'''
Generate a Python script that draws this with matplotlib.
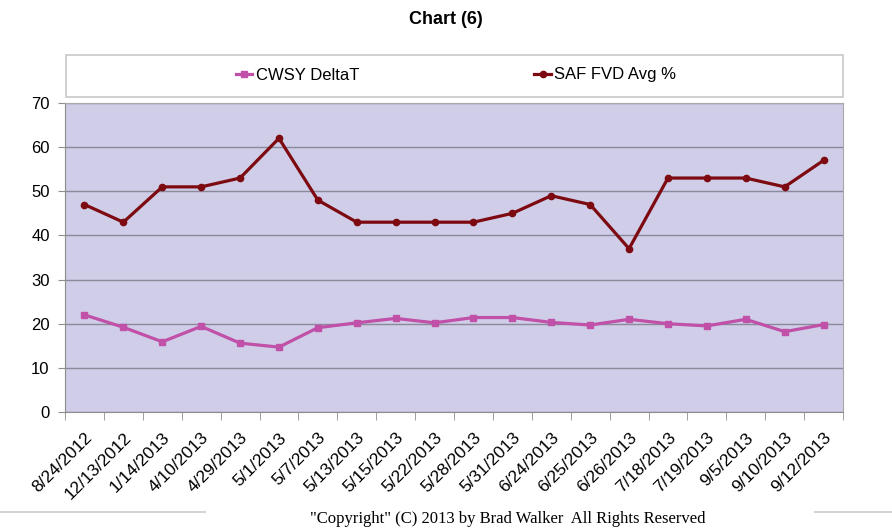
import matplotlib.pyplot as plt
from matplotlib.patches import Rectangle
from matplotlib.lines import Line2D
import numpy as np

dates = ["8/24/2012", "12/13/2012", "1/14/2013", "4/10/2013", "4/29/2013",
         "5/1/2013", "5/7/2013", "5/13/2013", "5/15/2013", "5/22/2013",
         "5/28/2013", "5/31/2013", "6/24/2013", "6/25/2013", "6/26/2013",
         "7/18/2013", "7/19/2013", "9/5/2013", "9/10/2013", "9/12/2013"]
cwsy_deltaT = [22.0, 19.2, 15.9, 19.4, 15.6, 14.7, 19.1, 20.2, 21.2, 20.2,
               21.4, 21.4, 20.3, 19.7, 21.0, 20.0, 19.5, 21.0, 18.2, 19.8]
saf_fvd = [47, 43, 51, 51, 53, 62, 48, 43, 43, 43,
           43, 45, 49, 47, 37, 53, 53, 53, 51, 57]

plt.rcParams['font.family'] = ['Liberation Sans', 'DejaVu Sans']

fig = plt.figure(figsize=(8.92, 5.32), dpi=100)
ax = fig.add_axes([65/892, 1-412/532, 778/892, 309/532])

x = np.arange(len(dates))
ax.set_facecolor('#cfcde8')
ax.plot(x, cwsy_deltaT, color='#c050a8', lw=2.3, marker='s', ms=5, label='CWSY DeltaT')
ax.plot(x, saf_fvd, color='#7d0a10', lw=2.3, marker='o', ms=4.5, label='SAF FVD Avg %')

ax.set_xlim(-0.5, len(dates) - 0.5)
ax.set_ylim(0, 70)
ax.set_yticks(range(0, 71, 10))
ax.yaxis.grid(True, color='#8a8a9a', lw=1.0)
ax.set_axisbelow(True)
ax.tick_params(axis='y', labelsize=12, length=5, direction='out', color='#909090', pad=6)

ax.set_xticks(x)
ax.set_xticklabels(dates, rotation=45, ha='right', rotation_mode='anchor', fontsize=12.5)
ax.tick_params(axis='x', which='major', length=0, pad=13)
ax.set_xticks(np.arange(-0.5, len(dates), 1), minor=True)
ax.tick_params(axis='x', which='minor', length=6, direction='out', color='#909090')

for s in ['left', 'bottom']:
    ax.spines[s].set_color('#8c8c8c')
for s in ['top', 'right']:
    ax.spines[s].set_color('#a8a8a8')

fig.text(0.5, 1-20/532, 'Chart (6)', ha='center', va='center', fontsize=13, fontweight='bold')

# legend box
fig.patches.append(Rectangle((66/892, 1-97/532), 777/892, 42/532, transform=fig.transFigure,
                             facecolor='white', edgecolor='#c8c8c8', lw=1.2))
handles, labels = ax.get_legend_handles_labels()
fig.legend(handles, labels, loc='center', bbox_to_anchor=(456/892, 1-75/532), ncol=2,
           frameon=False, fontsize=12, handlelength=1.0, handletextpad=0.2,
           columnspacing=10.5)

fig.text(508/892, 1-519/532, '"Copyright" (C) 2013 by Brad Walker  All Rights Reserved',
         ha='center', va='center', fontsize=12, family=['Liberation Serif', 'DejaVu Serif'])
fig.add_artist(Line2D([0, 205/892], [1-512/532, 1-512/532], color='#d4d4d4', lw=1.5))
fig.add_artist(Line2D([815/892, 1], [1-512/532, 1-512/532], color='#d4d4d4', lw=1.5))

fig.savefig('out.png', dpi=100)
'''
— Written exercise —
Whenever "matplotlib" turns up in a line, pick that line out.

— Result —
Generate a Python script that draws this with matplotlib.
import matplotlib.pyplot as plt
from matplotlib.patches import Rectangle
from matplotlib.lines import Line2D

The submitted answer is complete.